Prices: $3; $2 ages 5-12; FREE under 5 when accompanied by a parent.
  The Tackapausha Preserve is an 84-acre wildlife sanctuary consisting of oak forests, ponds and streams, a variety of small mammals, and over 170 species of birds. There is a 3000-square foot museum located on the Preserve that showcases the ecology of Long Island, including the plants and wildlife of different seasons, in addition to animal exhibits and interactive activities for families and children.

Garvies Point Museum & Preserve
50 Barry Drive, Glen Cove
516-571-8010; www.garviespointmuseum.com
Hours: Tuesday-Saturday, 10am-4pm.

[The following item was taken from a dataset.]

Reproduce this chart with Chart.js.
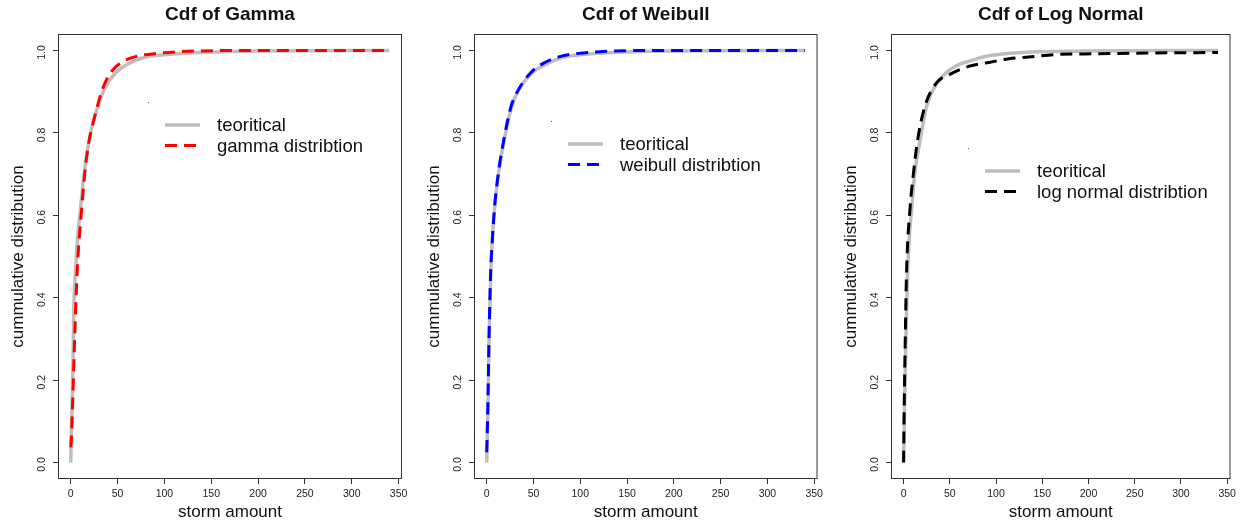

Closed holidays.
Prices: $3; $2 ages 5-12; FREE under 5.
   A 62-acre site set along Hempstead Harbor, Garvies Point has permanent exhibits and educational programs about Long Island and New York State geology, and Long Island Native American culture and archaeology. Changing exhibits cover a variety of natural history subjects, including the glacial exhibit, which illustrates and explains the formation of contemporary land features.


NEW JERSEY

ABMA’s Farm
700 Lawlins Road, Wyckoff
201-891-0278; www.abmasfarm.com
Hours: Monday-Friday, 8am-6pm; Saturday, 8am-5:30pm; closed Sunday. Pony rides available Saturdays, May-October (weather permitting).
Prices: FREE.
   In ABMA’s Farm petting zoo, kids (as well as parents) can pet sheep and cows, feed carrot greens to the rabbits, see birds, goats, ponies, donkeys, and llamas, and watch a chick hatch. See the plants at the greenhouse, and check out the market, where everything, including poultry and eggs fresh from the chicken coops, home-baked pies, muffins, and more, is raised, picked and prepared daily.